Inevitably, the spirit of the game is put on stake; football is seen just as a vehicle to increase shareholder wealth. Traditionally, clubs considered themselves to be public-spirited entities. Meaningful competition among them was seen as a meritocratic exercise and it didn’t really matter if they won or lost. In the past two decades, the scenario has made way to a skewed version of ‘survival of the fittest’. The affluent teams find themselves in a self-perpetuating cycle– funds flow from business houses, enabling them to buy good players; they win, make more money, buy better players, and win again, making more money, and so on. In the end, outfits are answerable more to investors and shareholders than actual supporters.

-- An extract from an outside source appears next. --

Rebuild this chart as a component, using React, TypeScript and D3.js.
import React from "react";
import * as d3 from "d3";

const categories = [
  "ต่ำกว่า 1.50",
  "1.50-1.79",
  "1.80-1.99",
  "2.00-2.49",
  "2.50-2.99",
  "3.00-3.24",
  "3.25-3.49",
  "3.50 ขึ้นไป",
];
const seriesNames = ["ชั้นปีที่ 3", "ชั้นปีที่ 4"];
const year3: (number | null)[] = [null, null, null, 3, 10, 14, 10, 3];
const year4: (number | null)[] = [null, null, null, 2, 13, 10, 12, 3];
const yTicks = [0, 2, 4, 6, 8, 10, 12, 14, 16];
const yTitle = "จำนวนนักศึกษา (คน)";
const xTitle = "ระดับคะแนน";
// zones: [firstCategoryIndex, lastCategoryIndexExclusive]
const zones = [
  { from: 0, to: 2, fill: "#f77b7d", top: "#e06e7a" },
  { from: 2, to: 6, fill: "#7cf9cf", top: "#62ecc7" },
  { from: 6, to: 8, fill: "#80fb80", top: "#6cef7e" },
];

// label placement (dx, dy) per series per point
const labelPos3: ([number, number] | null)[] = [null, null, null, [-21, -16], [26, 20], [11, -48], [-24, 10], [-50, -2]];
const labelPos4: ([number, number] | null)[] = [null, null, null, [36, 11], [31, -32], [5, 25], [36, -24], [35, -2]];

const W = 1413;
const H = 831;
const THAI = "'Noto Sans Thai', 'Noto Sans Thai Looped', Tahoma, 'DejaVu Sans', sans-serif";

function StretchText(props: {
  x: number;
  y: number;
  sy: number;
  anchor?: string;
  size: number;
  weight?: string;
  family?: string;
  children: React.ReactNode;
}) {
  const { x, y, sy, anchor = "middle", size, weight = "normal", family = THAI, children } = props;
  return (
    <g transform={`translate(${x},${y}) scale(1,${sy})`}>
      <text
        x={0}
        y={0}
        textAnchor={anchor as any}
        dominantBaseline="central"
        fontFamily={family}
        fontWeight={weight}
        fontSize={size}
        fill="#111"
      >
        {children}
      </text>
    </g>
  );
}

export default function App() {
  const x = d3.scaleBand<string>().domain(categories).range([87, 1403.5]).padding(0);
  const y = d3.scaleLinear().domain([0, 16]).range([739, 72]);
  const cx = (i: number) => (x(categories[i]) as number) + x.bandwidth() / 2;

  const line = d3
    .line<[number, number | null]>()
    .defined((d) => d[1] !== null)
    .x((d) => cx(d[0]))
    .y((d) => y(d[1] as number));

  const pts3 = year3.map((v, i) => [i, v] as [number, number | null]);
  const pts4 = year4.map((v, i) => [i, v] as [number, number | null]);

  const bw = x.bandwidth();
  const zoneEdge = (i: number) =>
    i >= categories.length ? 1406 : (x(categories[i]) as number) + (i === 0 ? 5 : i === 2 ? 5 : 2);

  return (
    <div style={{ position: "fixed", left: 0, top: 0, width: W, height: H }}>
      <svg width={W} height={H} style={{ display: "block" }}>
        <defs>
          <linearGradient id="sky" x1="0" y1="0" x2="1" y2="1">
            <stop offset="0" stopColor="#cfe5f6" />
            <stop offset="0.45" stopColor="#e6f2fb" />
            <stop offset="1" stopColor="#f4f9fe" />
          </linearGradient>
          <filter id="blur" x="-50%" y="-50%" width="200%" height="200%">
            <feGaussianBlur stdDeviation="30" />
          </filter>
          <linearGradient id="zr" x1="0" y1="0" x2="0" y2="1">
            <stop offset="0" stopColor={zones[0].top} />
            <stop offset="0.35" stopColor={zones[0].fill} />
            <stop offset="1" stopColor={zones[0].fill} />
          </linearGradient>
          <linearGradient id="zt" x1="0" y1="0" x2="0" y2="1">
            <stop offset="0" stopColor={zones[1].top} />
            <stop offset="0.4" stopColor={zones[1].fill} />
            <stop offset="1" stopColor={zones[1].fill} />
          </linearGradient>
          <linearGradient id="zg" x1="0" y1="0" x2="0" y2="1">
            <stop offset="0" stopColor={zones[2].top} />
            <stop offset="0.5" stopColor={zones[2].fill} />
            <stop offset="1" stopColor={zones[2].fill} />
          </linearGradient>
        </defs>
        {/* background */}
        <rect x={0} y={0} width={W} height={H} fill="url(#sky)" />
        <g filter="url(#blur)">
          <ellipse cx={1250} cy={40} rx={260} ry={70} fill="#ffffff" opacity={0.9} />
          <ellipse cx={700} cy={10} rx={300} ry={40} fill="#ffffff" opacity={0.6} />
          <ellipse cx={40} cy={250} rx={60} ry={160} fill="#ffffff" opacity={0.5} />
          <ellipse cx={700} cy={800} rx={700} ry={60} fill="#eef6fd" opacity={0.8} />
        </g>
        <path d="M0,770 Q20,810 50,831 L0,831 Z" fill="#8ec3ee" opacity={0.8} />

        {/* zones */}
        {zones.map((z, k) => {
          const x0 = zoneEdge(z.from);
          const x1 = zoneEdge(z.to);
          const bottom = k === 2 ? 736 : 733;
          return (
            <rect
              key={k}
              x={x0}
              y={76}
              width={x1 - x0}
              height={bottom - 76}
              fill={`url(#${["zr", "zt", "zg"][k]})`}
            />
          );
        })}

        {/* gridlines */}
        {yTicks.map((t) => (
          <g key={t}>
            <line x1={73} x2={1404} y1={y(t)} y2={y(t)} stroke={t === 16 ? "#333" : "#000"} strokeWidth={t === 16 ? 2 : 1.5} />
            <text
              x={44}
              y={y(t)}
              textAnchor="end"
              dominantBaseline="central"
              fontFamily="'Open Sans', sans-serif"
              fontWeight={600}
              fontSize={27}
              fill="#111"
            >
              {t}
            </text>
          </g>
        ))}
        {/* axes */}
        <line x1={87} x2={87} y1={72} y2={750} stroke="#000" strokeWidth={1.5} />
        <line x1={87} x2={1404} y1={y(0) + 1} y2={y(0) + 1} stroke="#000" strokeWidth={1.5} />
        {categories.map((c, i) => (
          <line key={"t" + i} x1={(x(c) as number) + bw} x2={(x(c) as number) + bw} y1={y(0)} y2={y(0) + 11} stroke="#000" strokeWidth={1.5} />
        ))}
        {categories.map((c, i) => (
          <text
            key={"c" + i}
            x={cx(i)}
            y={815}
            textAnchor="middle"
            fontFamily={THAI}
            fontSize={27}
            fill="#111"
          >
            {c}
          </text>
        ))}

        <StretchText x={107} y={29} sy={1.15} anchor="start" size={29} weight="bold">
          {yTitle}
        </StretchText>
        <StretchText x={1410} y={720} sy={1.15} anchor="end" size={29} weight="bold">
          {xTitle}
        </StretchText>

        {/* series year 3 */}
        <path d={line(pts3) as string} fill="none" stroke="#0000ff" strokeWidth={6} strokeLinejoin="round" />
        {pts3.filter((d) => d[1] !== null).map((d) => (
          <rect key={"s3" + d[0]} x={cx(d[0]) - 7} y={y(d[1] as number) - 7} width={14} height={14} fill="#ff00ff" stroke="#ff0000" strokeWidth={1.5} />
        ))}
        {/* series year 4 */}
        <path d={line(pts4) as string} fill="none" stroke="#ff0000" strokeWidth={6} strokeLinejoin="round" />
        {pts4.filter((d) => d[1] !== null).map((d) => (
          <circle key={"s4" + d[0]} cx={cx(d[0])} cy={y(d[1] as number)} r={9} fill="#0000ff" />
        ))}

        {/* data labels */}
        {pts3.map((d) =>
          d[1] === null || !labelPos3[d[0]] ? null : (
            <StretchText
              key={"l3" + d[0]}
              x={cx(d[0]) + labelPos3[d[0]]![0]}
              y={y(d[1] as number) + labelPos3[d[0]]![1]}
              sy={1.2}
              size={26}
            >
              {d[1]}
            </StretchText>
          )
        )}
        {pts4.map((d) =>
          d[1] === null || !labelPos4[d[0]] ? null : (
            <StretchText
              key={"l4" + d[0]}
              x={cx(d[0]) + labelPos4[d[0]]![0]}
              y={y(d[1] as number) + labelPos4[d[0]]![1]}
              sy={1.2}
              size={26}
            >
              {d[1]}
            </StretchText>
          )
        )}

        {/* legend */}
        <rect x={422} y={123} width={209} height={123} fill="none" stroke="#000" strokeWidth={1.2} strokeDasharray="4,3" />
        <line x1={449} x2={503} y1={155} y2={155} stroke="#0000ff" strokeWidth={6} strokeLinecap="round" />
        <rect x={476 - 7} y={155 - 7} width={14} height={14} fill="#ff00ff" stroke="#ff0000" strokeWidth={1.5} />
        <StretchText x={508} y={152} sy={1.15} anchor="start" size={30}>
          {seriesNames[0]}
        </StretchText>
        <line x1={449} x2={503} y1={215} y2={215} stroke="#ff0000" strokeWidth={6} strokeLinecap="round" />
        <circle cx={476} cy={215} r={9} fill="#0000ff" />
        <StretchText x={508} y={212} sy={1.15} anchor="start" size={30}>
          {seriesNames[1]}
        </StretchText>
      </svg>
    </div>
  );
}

The UCL is worth over €3 Billion and the clubs believe that they are entitled to get far more than what they are given now for participating in the tournament. To achieve this, the top dogs had threatened UEFA and the domestic leagues with breaking away more than once, and sad to say, it did succeed. With the pandemic making things difficult for everyone, the usual tantrums failed to see goal and the kingpins announced their breakaway league. What rubs salt in the fans’ wound is that the oil barons and the American nabobs kept talking among themselves, keeping even the players and coaches in the dark.

The aftermath

As expected, the announcement of the new league met with strong words from the authorities and football supporters alike. Players and coaches of the rebel teams, including Liverpool Captain Henderson and Coach Jurgen Klopp lashed out at the idea and the team owners for not even letting them know about the plans. Football legends, including Gary Neville called the League as “the attempted murder of English Football” and many fans couldn’t help but agree. The British Government, headed by PM Boris Johnson described it as a ‘cartel’, and HRH Prince William personally intervened to help thwart the new plans.

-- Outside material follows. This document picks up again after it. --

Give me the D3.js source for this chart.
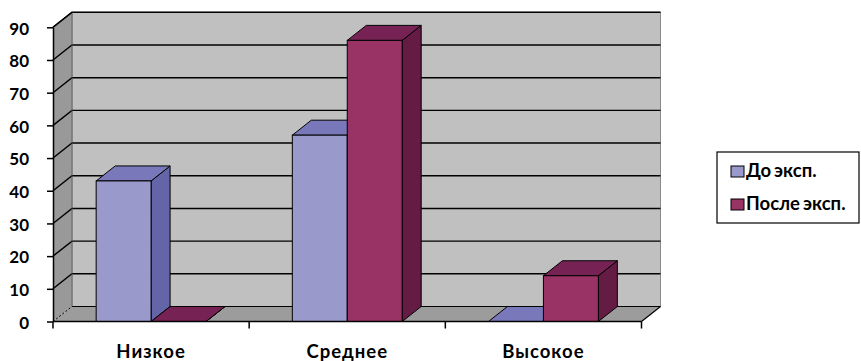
<!DOCTYPE html>
<html>
<head>
<meta charset="utf-8">
<script src="https://cdn.jsdelivr.net/npm/d3@7"></script>
<style>
  html, body { margin: 0; padding: 0; background: #ffffff; }
  svg { display: block; }
  text { font-family: "Lato", "Open Sans", sans-serif; font-weight: 700; fill: #000; }
</style>
</head>
<body>
<svg id="chart" width="861" height="361"></svg>
<script>
// Data
const categories = ["Низкое", "Среднее", "Высокое"];
const seriesNames = ["До эксп.", "После эксп."];
const beforeValues = [43, 57, 0];
const afterValues = [0, 86, 14];
const yTicks = [0, 10, 20, 30, 40, 50, 60, 70, 80, 90];

// Styling
const faceColors = [
  { front: "#9999cc", top: "#7878bb", side: "#6464a8" },
  { front: "#993366", top: "#772255", side: "#641c44" }
];
const wallColor = "#c0c0c0";
const sideWallColor = "#999999";
const floorColor = "#9c9c9c";

const svg = d3.select("#chart");

// Front plane geometry and depth offset of the 3D box
const plotLeft = 53, plotRight = 641.5, plotBottom = 321.5, plotTop = 27.3;
const dx = 19, dy = -15;

const x = d3.scaleBand().domain(categories).range([plotLeft, plotRight]).padding(0);
const xs = d3.scaleBand().domain([0, 1])
  .range([x.bandwidth() * 0.22, x.bandwidth() * 0.78]).padding(0);
const y = d3.scaleLinear().domain([0, 90]).range([plotBottom, plotTop]);

const pts = p => p.map(d => d.join(",")).join(" ");

// Walls and floor
const g = svg.append("g");
g.append("rect")
  .attr("x", plotLeft + dx).attr("y", y(90) + dy)
  .attr("width", plotRight - plotLeft).attr("height", y(0) - y(90))
  .attr("fill", wallColor).attr("stroke", "#8a8a8a").attr("stroke-width", 1);
g.append("polygon")
  .attr("points", pts([[plotLeft, y(90)], [plotLeft + dx, y(90) + dy], [plotLeft + dx, y(0) + dy], [plotLeft, y(0)]]))
  .attr("fill", sideWallColor);
g.append("polygon")
  .attr("points", pts([[plotLeft, y(0)], [plotLeft + dx, y(0) + dy], [plotRight + dx, y(0) + dy], [plotRight, y(0)]]))
  .attr("fill", floorColor);

// Gridlines across the side wall and the back wall
g.selectAll("polyline.grid").data(yTicks.filter(t => t > 0)).join("polyline")
  .attr("class", "grid")
  .attr("points", t => pts([[plotLeft, y(t)], [plotLeft + dx, y(t) + dy], [plotRight + dx, y(t) + dy]]))
  .attr("fill", "none").attr("stroke", "#000").attr("stroke-width", 1.4);

// Floor edges
g.append("line")
  .attr("x1", plotLeft + dx).attr("y1", y(0) + dy).attr("x2", plotRight + dx).attr("y2", y(0) + dy)
  .attr("stroke", "#000").attr("stroke-width", 1.2);
g.append("line")
  .attr("x1", plotLeft).attr("y1", y(0)).attr("x2", plotLeft + dx).attr("y2", y(0) + dy)
  .attr("stroke", "#000").attr("stroke-width", 1).attr("stroke-dasharray", "2,2");
g.append("line")
  .attr("x1", plotRight).attr("y1", y(0)).attr("x2", plotRight + dx).attr("y2", y(0) + dy)
  .attr("stroke", "#000").attr("stroke-width", 1.2);
g.append("line")
  .attr("x1", plotLeft + dx).attr("y1", y(90) + dy).attr("x2", plotLeft + dx).attr("y2", y(0) + dy)
  .attr("stroke", "#555").attr("stroke-width", 0.8);

// Bars (front, top and side faces)
const barData = [];
categories.forEach((c, i) => {
  [beforeValues[i], afterValues[i]].forEach((v, s) => {
    barData.push({ c, s, v, x0: x(c) + xs(s), x1: x(c) + xs(s) + xs.bandwidth() });
  });
});

const bars = svg.append("g").selectAll("g").data(barData).join("g");
bars.append("polygon")
  .attr("points", d => pts([[d.x1, y(d.v)], [d.x1 + dx, y(d.v) + dy], [d.x1 + dx, y(0) + dy], [d.x1, y(0)]]))
  .attr("fill", d => faceColors[d.s].side)
  .attr("stroke", "#000").attr("stroke-width", 1).attr("stroke-linejoin", "round");
bars.append("polygon")
  .attr("points", d => pts([[d.x0, y(d.v)], [d.x0 + dx, y(d.v) + dy], [d.x1 + dx, y(d.v) + dy], [d.x1, y(d.v)]]))
  .attr("fill", d => faceColors[d.s].top)
  .attr("stroke", "#000").attr("stroke-width", 1).attr("stroke-linejoin", "round");
bars.filter(d => d.v > 0).append("rect")
  .attr("x", d => d.x0).attr("y", d => y(d.v))
  .attr("width", d => d.x1 - d.x0).attr("height", d => y(0) - y(d.v))
  .attr("fill", d => faceColors[d.s].front)
  .attr("stroke", "#000").attr("stroke-width", 1);

// Value axis
const yAxis = svg.append("g")
  .attr("transform", `translate(${plotLeft},0)`)
  .call(d3.axisLeft(y).tickValues(yTicks).tickSize(6).tickSizeOuter(0).tickPadding(18));
yAxis.select(".domain").attr("stroke", "#000").attr("stroke-width", 1.5);
yAxis.selectAll(".tick line").attr("stroke", "#000").attr("stroke-width", 1.5);
yAxis.selectAll(".tick text")
  .attr("font-size", 17).attr("font-family", "Lato, sans-serif").attr("font-weight", 700)
  .attr("dy", "0.4em");
yAxis.append("line")
  .attr("x1", 0).attr("y1", y(90)).attr("x2", dx).attr("y2", y(90) + dy)
  .attr("stroke", "#000").attr("stroke-width", 1.4);

// Category axis
const xAxis = svg.append("g")
  .attr("transform", `translate(0,${plotBottom})`)
  .call(d3.axisBottom(x).tickSize(0).tickPadding(23));
xAxis.select(".domain").remove();
xAxis.selectAll(".tick text")
  .attr("font-size", 18.5).attr("font-family", "Lato, sans-serif").attr("font-weight", 700)
  .attr("letter-spacing", "1px");
xAxis.append("line")
  .attr("x1", plotLeft).attr("x2", plotRight).attr("y1", 0).attr("y2", 0)
  .attr("stroke", "#000").attr("stroke-width", 1.5);
const bounds = categories.map(c => x(c)).concat([x(categories[categories.length - 1]) + x.bandwidth()]);
xAxis.selectAll("line.bound").data(bounds).join("line")
  .attr("class", "bound")
  .attr("x1", d => d).attr("x2", d => d).attr("y1", 0).attr("y2", 7)
  .attr("stroke", "#000").attr("stroke-width", 1.5);

// Legend
const legend = svg.append("g").attr("transform", "translate(717,152)");
legend.append("rect")
  .attr("width", 142).attr("height", 71)
  .attr("fill", "#fff").attr("stroke", "#000").attr("stroke-width", 1.2);
const items = legend.selectAll("g.item").data(seriesNames).join("g")
  .attr("class", "item")
  .attr("transform", (d, i) => `translate(14,${14 + i * 33})`);
items.append("rect")
  .attr("width", 13).attr("height", 11)
  .attr("fill", (d, i) => faceColors[i].front)
  .attr("stroke", "#000").attr("stroke-width", 1);
items.append("text")
  .attr("x", 15).attr("y", 11)
  .attr("font-size", 18.5).attr("word-spacing", "-1.5px")
  .text(d => d);
</script>
</body>
</html>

The FIFA, UEFA and the domestic leagues also took it upon them to slap sanctions and other countermeasures on the ‘dirty dozen’. FIFA also proposed to ban the players of the clubs from playing in the world cup, the Euro Cup and the like. Serie A banned clubs that join private, unauthorised competitions. Three major clubs from the Bundesliga and the French League turned down the offer to join the ESL and after things caught fire, they released statements condemning the new move. This was followed by kerfuffle from both the supporters of the 12 clubs and the other clubs to which invitations were not extended. Fans are calling for the blood of the owners of the dozen, especially the ones of Arsenal FC, Chelsea FC and Manchester United and it won’t be surprising if they fail to retain their seats once the dust settles. 72 hours later, the people at the helm of the league had to announce that all plans were suspended. As of now, ESL won’t be a reality in the next three years.

The attempt to create the ESL is not something that has happened overnight. It has been three years in development, which makes the spectacularly incompetent manner in which it was unveiled to a shocked footballing world even more remarkable. This story is far from over.